2015-10-30 Thread Ran Shalit
On Wed, Oct 28, 2015 at 12:50 AM, Hans Verkuil  wrote:
>
>
> On 10/27/2015 22:56, Ran Shalit wrote:
>> On Tue, Oct 27, 2015 at 12:21 AM, Hans Verkuil  wrote:
>>>
>>>
>>> On 10/27/2015 02:04, Ran Shalit wrote:
 On Mon, Oct 26, 2015 at 1:46 PM, Steven Toth  wrote:
>> No, use V4L2. What you do with the frame after it has been captured
>> into memory has no relevance to the API you use to capture into memory.
>
> Ran, I've built many open and closed source Linux drivers over the
> last 10 years - so I can speak with authority on this.
>
> Hans is absolutely correct, don't make the mistake of going
> proprietary with your API. Take advantage of the massive amount of
> video related frameworks the kernel has to offer. It will get you to
> market faster, assuming your goal is to build a driver that is open
> source. If your licensing prohibits an open source driver solution,
> you'll have no choice but to build your own proprietary API.
>
> --
> Steven Toth - Kernel Labs
> http://www.kernellabs.com

 Hi,

 Thank you very much for these valuable comments.
 If I may ask one more on this issue:
 Is there an example in linux tree, for a pci device which is used both
 as a capture and a display device ? (I've made a search but did not
 find any)
 The PCIe device we are using will be both a capture device and output
 video device (for display).
>>>
>>> The cobalt driver (drivers/media/pci/cobalt) does exactly that: multiple 
>>> HDMI inputs and an optional HDMI output (through a daughterboard).
>>>
>>> Please note: using V4L2 for an output only makes sense if you will be 
>>> outputting video, if the goal is to output a graphical desktop then the 
>>> drm/kms API is much more suitable.
>>>
>>> Regards,
>>>
>>> Hans
>>
>> Hi Hans,
>>
>> Thank you very much for the reference.
>> I see that the cobalt card is not for sale ?  If it was it could help
>> us in our development.
>
> No, sorry. It's a Cisco-internal card only.
>
>> In our case it is more custom design which is based on FPGA:
>>
>> Cpu ---PCIe FPGA <<<-->>> 3xHD+3xSD inputs & 1xHD(or SD) output
>>
>> As I understand there is no product chip which can do the above
>> (3xHD+3xSD inputs & 1xHD(or SD) output), that's why the use of FPGA in
>> the board design.
>
> The ivtv driver (drivers/media/pci/ivtv) has SD input and output, so that can 
> be a
> useful reference for that as well.

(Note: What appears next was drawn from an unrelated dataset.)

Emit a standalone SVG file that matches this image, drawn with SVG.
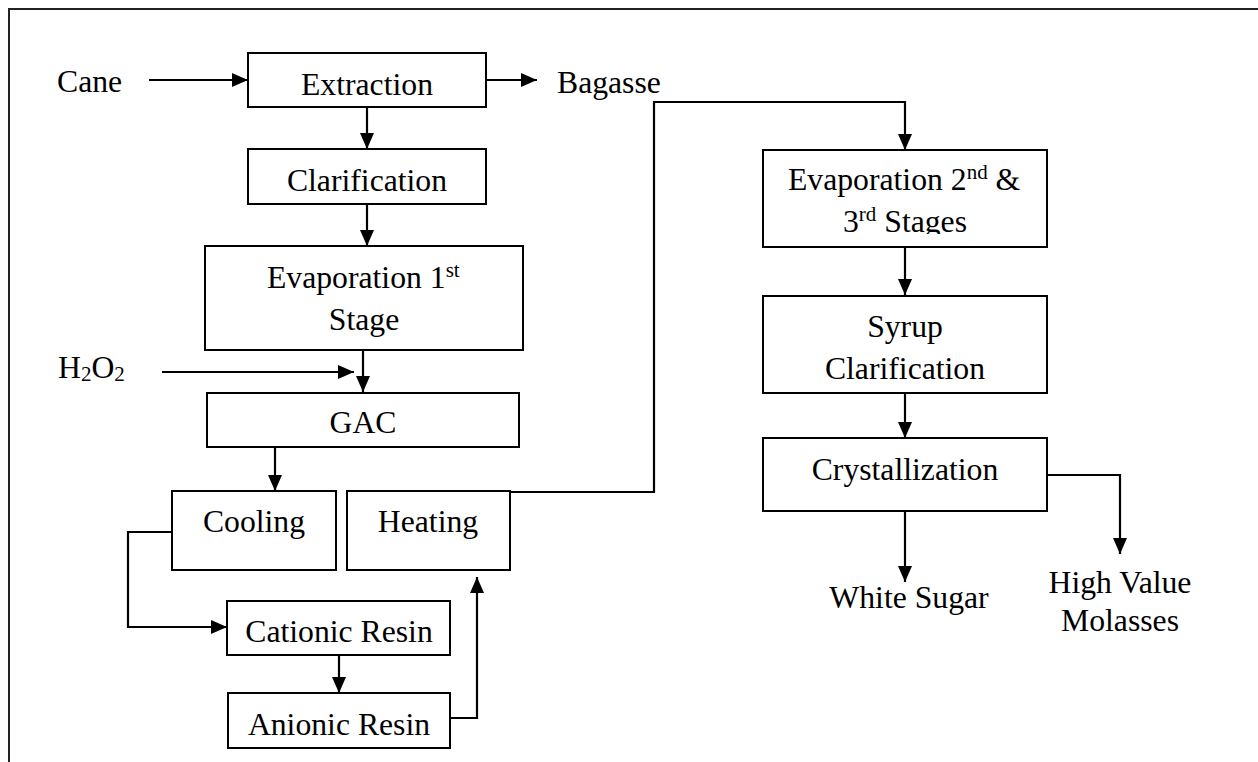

The Hauppauge PVR-350 board is no longer
> sold, but you might be able to pick one up on ebay.
>
> Regards,
>
> Hans

I've been delving in V4l Wikis,  API,   and the PCI driver examples code.

I think a good starting point for the development will be
v4l2-pci-skeleton.c , becuase it is much simpler than the more
production examples,
do you recommend it as a starting point ?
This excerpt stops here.